基軸通貨の特権的地位は、このように歴史的所産でありながら、静的なものではなく弁証法的に変容する構造である。本稿ではテーゼとしてドル体制成立の正統性と利点を整理し、アンチテーゼとしてその矛盾と弊害を批判的に検討した。最終的に、ジンテーゼとして浮かび上がるのは、これら対立を超克した新たな国際通貨秩序の可能性である。

経済的合理性と政治的利害が交錯する通貨覇権の構造は、時代とともに変遷し得る。米ドル一強の時代が永遠に続く保証はなく、基軸通貨を巡る力学は今後も進化を続けるだろう。
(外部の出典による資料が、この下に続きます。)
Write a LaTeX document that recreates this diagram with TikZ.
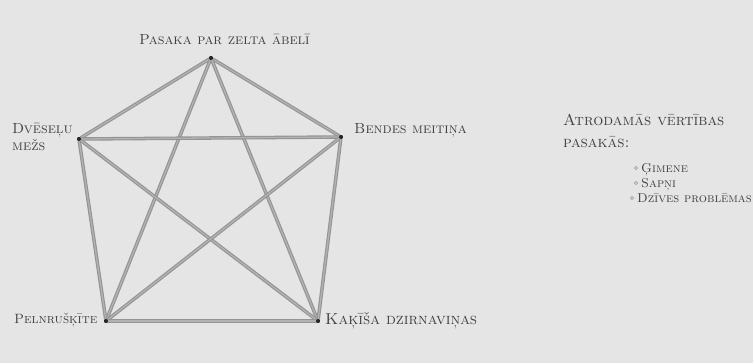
\documentclass[tikz,border=0pt]{standalone}
\begin{document}
\begin{tikzpicture}[x=0.03cm,y=-0.03cm,
  vtx/.style={circle,fill=black!85,inner sep=0pt,minimum size=3.4pt},
  pencil/.style={draw=black!42,line width=3pt,line cap=round,
     postaction={draw=black!30,line width=1.1pt}},
  lbl/.style={inner sep=0pt,text=black!75,font=\fontsize{12.5}{14}\selectfont\scshape},
  blt/.style={circle,draw=black!35,fill=black!20,inner sep=0pt,minimum size=3pt}]
\fill[black!10] (0,0) rectangle (753,363);
\useasboundingbox (0,0) rectangle (753,363);
% vertices
\node[vtx] (T) at (211,58) {};
\node[vtx] (L) at (79,139) {};
\node[vtx] (R) at (341,137) {};
\node[vtx] (BL) at (106,321) {};
\node[vtx] (BR) at (318,321) {};
% edges
\foreach \a/\b in {T/L,T/R,T/BL,T/BR,L/R,L/BL,L/BR,R/BL,R/BR,BL/BR}
  \draw[pencil] (\a) -- (\b);
\foreach \n in {T,L,R,BL,BR} \node[vtx] at (\n) {};
% labels
\node[lbl,anchor=base west] (tT) at (139,44) {Pasaka par zelta ābelī};
\node[lbl,anchor=base west] (tL1) at (12,133) {Dvēseļu};
\node[lbl,anchor=base west] (tL2) at (12,150) {mežs};
\node[lbl,anchor=base west] (tR) at (354,133) {Bendes meitiņa};
\node[lbl,anchor=base west,font=\fontsize{11.5}{13}\selectfont\scshape] (tBL) at (14,323) {Pelnrušķīte};
\node[lbl,anchor=base west,font=\fontsize{13.5}{15}\selectfont\scshape] (tBR) at (325,324) {Kaķīša dzirnaviņas};
\node[lbl,anchor=base west,font=\fontsize{13.5}{15}\selectfont\scshape] (h1) at (563,125) {Atrodamās vērtības};
\node[lbl,anchor=base west,font=\fontsize{13.5}{15}\selectfont\scshape] (h2) at (563,147) {pasakās:};
\node[lbl,anchor=base west,font=\fontsize{11}{13}\selectfont\scshape] (b1) at (641,172) {Ģimene};
\node[lbl,anchor=base west,font=\fontsize{11}{13}\selectfont\scshape] (b2) at (641,187) {Sapņi};
\node[lbl,anchor=base west,font=\fontsize{11}{13}\selectfont\scshape] (b3) at (637,202) {Dzīves problēmas};
\node[blt] at (636,168) {};
\node[blt] at (636,183) {};
\node[blt] at (632,198) {};
\end{tikzpicture}
\end{document}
その過程を理論的に捉える枠組みとして、ヘーゲル的・マルクス的弁証法の視点は有用であり、世界通貨体制の本質を理解する一助となる。

要約

以下は基軸通貨の特権を弁証法的に分析した要約である。

テーゼ(成立と正当化)

基軸通貨(例:米ドル)は強力な経済力と国際信用、ブレトンウッズ体制の制度的合意を背景に成立した。基軸国は経常赤字を容易にファイナンスでき、シニョレッジ(通貨発行利益)を享受する一方、他国はドルの安定性に依存する利益を得ている。これにより基軸通貨体制は正当化されてきた。

アンチテーゼ(矛盾と問題)

一方、トリフィンのジレンマ(基軸通貨国の赤字拡大による信用低下)、世界的不均衡の助長、非基軸国の通貨主権の制約、米国の金融政策への依存、政治的覇権の乱用(金融制裁)といった深刻な矛盾が存在する。非基軸国からは不平等性が批判されている。

ジンテーゼ(変容可能性)

対立の止揚として、複数基軸通貨制、多極的通貨秩序、地域的金融協力や国際制度改革(SDRの活用等)、デジタル通貨の台頭など、新たな国際通貨秩序への移行が進んでいる。米ドル単独の覇権体制から、協調的かつ多極的な通貨体制への緩やかな移行が展望される。

基軸通貨体制は、今後も弁証法的に変容し、より均衡した新秩序に向かう可能性が高い。